Il #metoo della pubblicità: «Mi chiamavano schiava e facevano gli spiritosi sul mio seno. Così sono finita dallo psicologo»

Valentina Selvaggia Mannone racconta le sue esperienze nel settore: alla fine si è licenziata

Valentina Selvaggia Mannone è una copywriter 41enne. Anche lei vuole vuotare il sacco nel #metoo della pubblicità. Che ha visto finora i racconti di molestie sul lavoro e sulla chat degli 80 di “We are social”. Lei in un’intervista a Repubblica racconta dettagli raccapriccianti: «Ho rimosso tanti episodi. Ma non posso dimenticare il colloquio in cui, poco più che ventenne, mi chiesero se avessi un compagno e se volessi figli perché sarebbe stato un problema. Fare domande sulla vita riproduttiva era normale in tante agenzie, piccole o grandi che fossero. Purtroppo la radice marcia si può trovare ovunque», dice a Repubblica.


“Figa di legno”

Per lei le mancanze di rispetto erano all’ordine del giorno: «Anche a livello contrattuale: solo una volta ho avuto un indeterminato. Dovevo andare al lavoro con l’influenza e fare ore extra non retribuite. Da stagista, in varie agenzie, venni definita schiava, come tanti altri. Se tentavo di far notare un’ingiustizia venivo definita isterica o con le mestruazioni. Mentre se un collega sbatteva i pugni, era un figo attaccato al lavoro». Mannone dice che anche se era la collega con più esperienza non veniva messa mai a capo dei progetti. E non solo. Poi c’erano i «continui commenti sul mio seno prosperoso.
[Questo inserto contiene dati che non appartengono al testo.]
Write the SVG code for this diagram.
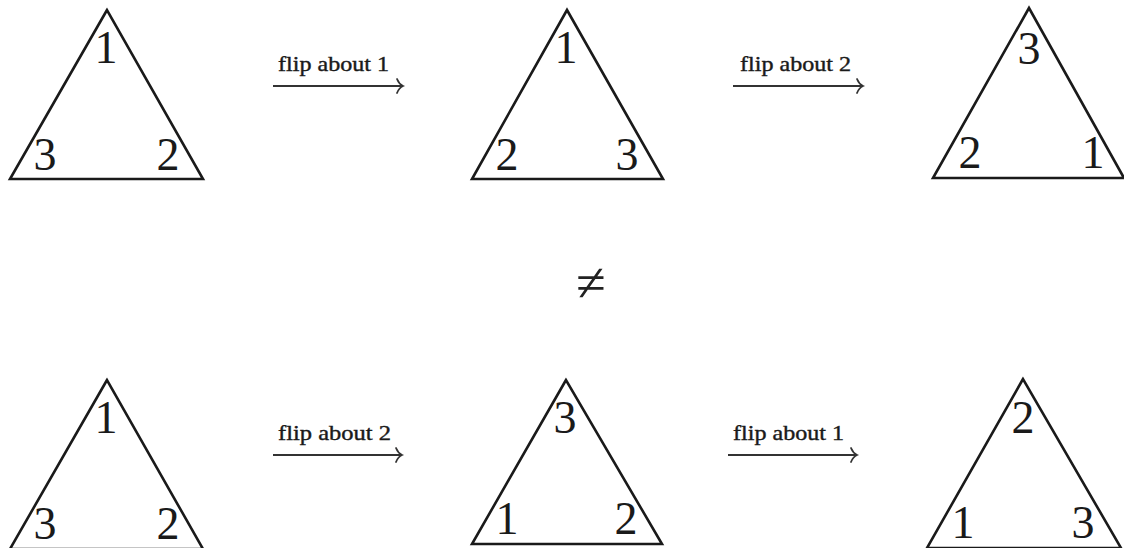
<svg xmlns="http://www.w3.org/2000/svg" width="1124" height="548" viewBox="0 0 1124 548">
<style>
.tri{fill:none;stroke:#1a1a1a;stroke-width:2.6;stroke-linejoin:miter}
.num{font-family:"Liberation Serif",serif;font-size:46px;fill:#1a1a1a;text-anchor:middle}
.lbl{font-family:"Liberation Serif",serif;font-size:21px;fill:#1a1a1a;stroke:#1a1a1a;stroke-width:0.4}
.arr{fill:none;stroke:#333;stroke-width:1.8}
.head{fill:none;stroke:#333;stroke-width:1.8;stroke-linecap:round}
</style>
<rect width="1124" height="548" fill="#fff"/>
<g id="t1">
<polygon class="tri" points="107,10 10,179 203,179"/>
<text class="num" x="106" y="63">1</text><text class="num" x="45" y="170">3</text><text class="num" x="168" y="170">2</text>
</g>
<g id="t2">
<polygon class="tri" points="567,10 472,179 663,179"/>
<text class="num" x="566" y="63">1</text><text class="num" x="507" y="170">2</text><text class="num" x="627" y="170">3</text>
</g>
<g id="t3">
<polygon class="tri" points="1029,8 933,178 1124,178"/>
<text class="num" x="1029" y="64">3</text><text class="num" x="970" y="168">2</text><text class="num" x="1093" y="168">1</text>
</g>
<g id="t4">
<polygon class="tri" points="107,380 10,549 203,549"/>
<text class="num" x="106" y="433">1</text><text class="num" x="45" y="539">3</text><text class="num" x="168" y="539">2</text>
</g>
<g id="t5">
<polygon class="tri" points="566,380 472,544 662,544"/>
<text class="num" x="565" y="433">3</text><text class="num" x="507" y="534">1</text><text class="num" x="626" y="534">2</text>
</g>
<g id="t6">
<polygon class="tri" points="1023,379 927,548 1121,548"/>
<text class="num" x="1023" y="433">2</text><text class="num" x="963" y="538">1</text><text class="num" x="1083" y="538">3</text>
</g>
<g id="neq">
<text x="591" y="301" font-family="Liberation Serif, serif" font-size="54" fill="#222" text-anchor="middle">≠</text>
</g>
<g id="connectors">
<line class="arr" x1="273" y1="86" x2="402" y2="86"/>
<path class="head" d="M397,79 Q399,84 403,86 Q399,88 397,93"/>
<text class="lbl" x="278" y="71" textLength="111" lengthAdjust="spacingAndGlyphs">flip about 1</text>
<line class="arr" x1="733" y1="86" x2="862" y2="86"/>
<path class="head" d="M857,79 Q859,84 863,86 Q859,88 857,93"/>
<text class="lbl" x="740" y="71" textLength="111" lengthAdjust="spacingAndGlyphs">flip about 2</text>
<line class="arr" x1="273" y1="455" x2="401" y2="455"/>
<path class="head" d="M396,448 Q398,453 402,455 Q398,457 396,462"/>
<text class="lbl" x="278" y="440" textLength="113" lengthAdjust="spacingAndGlyphs">flip about 2</text>
<line class="arr" x1="728" y1="455" x2="856" y2="455"/>
<path class="head" d="M851,448 Q853,453 857,455 Q853,457 851,462"/>
<text class="lbl" x="733" y="440" textLength="111" lengthAdjust="spacingAndGlyphs">flip about 1</text>
</g>
</svg>
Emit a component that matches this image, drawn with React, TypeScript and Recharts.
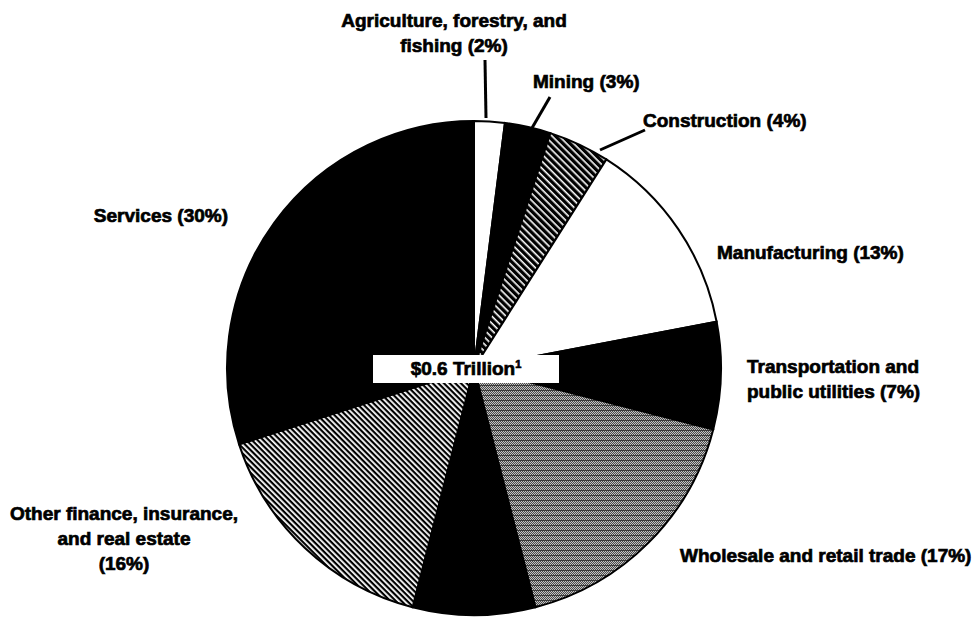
import React from "react";
import { Cell, Pie, PieChart } from "recharts";

// Slices, clockwise from 12 o'clock
const SECTORS = [
  "Agriculture",
  "Mining",
  "Construction",
  "Manufacturing",
  "Transportation",
  "Wholesale",
  "Unlabeled",
  "OtherFinance",
  "Services",
];
const SHARES = [2, 3, 4, 13, 7, 17, 8, 16, 30];

const LABEL_LINES: string[][] = [
  ["Agriculture, forestry, and", "fishing (2%)"],
  ["Mining (3%)"],
  ["Construction (4%)"],
  ["Manufacturing (13%)"],
  ["Transportation and", "public utilities (7%)"],
  ["Wholesale and retail trade (17%)"],
  [],
  ["Other finance, insurance,", "and real estate", "(16%)"],
  ["Services (30%)"],
];

const TOTAL_LABEL = "$0.6 Trillion";

const FILLS: Record<string, string> = {
  Agriculture: "#ffffff",
  Mining: "#000000",
  Construction: "url(#hatchDense)",
  Manufacturing: "#ffffff",
  Transportation: "#000000",
  Wholesale: "url(#grayDither)",
  Unlabeled: "#000000",
  OtherFinance: "url(#hatchEven)",
  Services: "#000000",
};

// label placement relative to the pie centre (first baseline), plus optional leader
type Layout = {
  dx: number;
  dy: number;
  anchor: "start" | "middle" | "end";
  leader?: [number, number, number, number];
};
const LAYOUT: Record<string, Layout> = {
  Agriculture: { dx: -20, dy: -341, anchor: "middle", leader: [11, -308, 12, -250] },
  Mining: { dx: 59, dy: -280, anchor: "start", leader: [76, -271, 58, -240] },
  Construction: { dx: 169, dy: -241, anchor: "start", leader: [171, -238, 126, -218] },
  Manufacturing: { dx: 243, dy: -109, anchor: "start" },
  Transportation: { dx: 273, dy: 5, anchor: "start" },
  Wholesale: { dx: 206, dy: 194, anchor: "start" },
  OtherFinance: { dx: -350, dy: 152, anchor: "middle" },
  Services: { dx: -246, dy: -146, anchor: "end" },
};

const data = SECTORS.map((name, i) => ({ name, value: SHARES[i], lines: LABEL_LINES[i] }));

const FONT = "'Liberation Sans', Arial, Helvetica, sans-serif";

function renderLabel(props: any) {
  const { cx, cy, index } = props;
  const item = data[index];
  const lay = LAYOUT[item.name];
  if (!lay || !item.lines.length) return null;
  return (
    <g key={`lbl-${index}`}>
      {lay.leader && (
        <line
          x1={cx + lay.leader[0]}
          y1={cy + lay.leader[1]}
          x2={cx + lay.leader[2]}
          y2={cy + lay.leader[3]}
          stroke="#000"
          strokeWidth={3}
        />
      )}
      {item.lines.map((t, j) => (
        <text
          key={j}
          x={cx + lay.dx}
          y={cy + lay.dy + j * 25}
          textAnchor={lay.anchor}
          fontFamily={FONT}
          fontWeight="bold"
          fontSize={19}
          fill="#000"
          stroke="#000"
          strokeWidth={0.7}
        >
          {t}
        </text>
      ))}
    </g>
  );
}

export default function App() {
  return (
    <div style={{ position: "absolute", left: 0, top: 0, width: 974, height: 617, background: "#fff" }}>
      <PieChart width={974} height={617} margin={{ top: 0, right: 0, bottom: 0, left: 0 }}>
        <defs>
          <pattern id="hatchDense" width="5" height="5" patternUnits="userSpaceOnUse" patternTransform="rotate(45)">
            <rect width="5" height="5" fill="#000" />
            <rect y="0" width="5" height="1.6" fill="#fff" />
          </pattern>
          <pattern id="hatchEven" width="4" height="4" patternUnits="userSpaceOnUse" patternTransform="rotate(45)">
            <rect width="4" height="4" fill="#fff" />
            <rect y="0" width="4" height="2.2" fill="#000" />
          </pattern>
          <pattern id="grayDither" width="2" height="5" patternUnits="userSpaceOnUse">
            <rect width="2" height="5" fill="#c4c4c4" />
            <rect x="0" y="0" width="2" height="1" fill="#3a3a3a" />
            <rect x="0" y="1" width="1" height="1" fill="#4a4a4a" />
            <rect x="1" y="2" width="1" height="1" fill="#4a4a4a" />
            <rect x="0" y="3" width="1" height="1" fill="#4a4a4a" />
            <rect x="1" y="4" width="1" height="1" fill="#4a4a4a" />
          </pattern>
        </defs>
        <Pie
          data={data}
          dataKey="value"
          nameKey="name"
          cx={474}
          cy={368}
          outerRadius={247}
          startAngle={90}
          endAngle={-270}
          stroke="#000"
          strokeWidth={2}
          label={renderLabel}
          labelLine={false}
          isAnimationActive={false}
        >
          {data.map((d) => (
            <Cell key={d.name} fill={FILLS[d.name]} />
          ))}
        </Pie>
      </PieChart>
      <div
        style={{
          position: "absolute",
          left: 373,
          top: 355,
          width: 186,
          height: 28,
          background: "#fff",
          display: "flex",
          alignItems: "center",
          justifyContent: "center",
          fontFamily: FONT,
          fontWeight: "bold",
          fontSize: 19,
          color: "#000",
          WebkitTextStroke: "0.7px #000",
        }}
      >
        <span>
          {TOTAL_LABEL}
          <sup style={{ fontSize: 11 }}>1</sup>
        </span>
      </div>
    </div>
  );
}
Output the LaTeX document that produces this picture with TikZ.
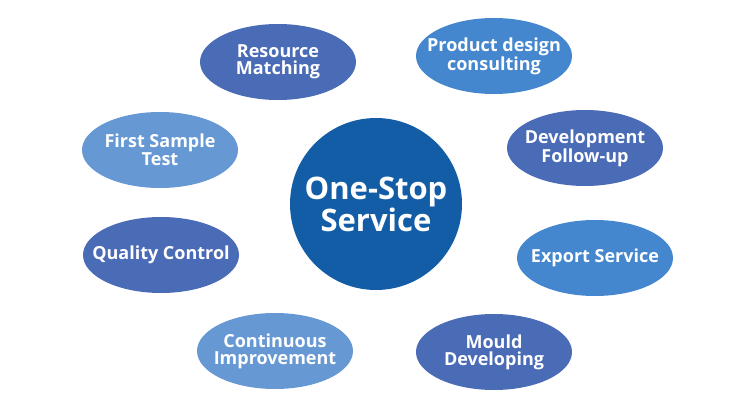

Le battute mi irritavano e se lo manifestavo venivo sminuita e definita una figa di legno». Dice anche di essere «cresciuta con un modello errato. Bisognava sopportare questi soprusi, altrimenti si perdeva il posto di lavoro. Avendoli subiti in varie agenzie, sono arrivata a credere di essere sbagliata. Ce lo inculcavano e finivamo in bagno a piangere. Anche se il mio carattere, quando mi sento vessata, mi porta a ribellarmi e diventare fredda. Tanto che un superiore, una volta, mi chiese di essere più bagascia».


“Più bagascia”

E lei «seppur nauseata, capii che non c’era una vera e propria allusione sessuale. Intendeva che dovevo mostrarmi più piaciona e accomodante. Paradossalmente ci provai, ma prevalse subito il senso di fastidio e inadeguatezza». Mentre i suoi superiori inserivano nei progetti colleghe compiacenti o che rispecchiavano il gusto estetico del cliente. E racconta un aneddoto: «Durante una riunione, un mio capo mi ha umiliata davanti a tutti, addossandomi la colpa di un errore che non dipendeva da me. Mi attaccò perché tentai di smentirlo, voleva usarmi come scudo». Alla fine, trattata come una schiava, ha deciso di licenziarsi: «Sì, sono scoppiata, ho iniziato un percorso con uno psicologo per prendere consapevolezza degli abusi subiti e riacquistare fiducia nelle mie abilità lavorative. C’è voluto tempo per ripartire: ora curo pochi clienti da freelance e insegno ginnastica acrobatica. Col senno di poi non ricadrei in tanti errori».

Le denunce

Secondo Mannone questo meccanismo di prevaricazione si può rompere attraverso «le denunce che non siamo state capaci di fare noi che abbiamo subito il bullismo anche per un jeans largo indossato al posto di una gonna alla moda. Per il solo fatto di lavorare nella pubblicità dovevamo ostentare la nostra femminilità».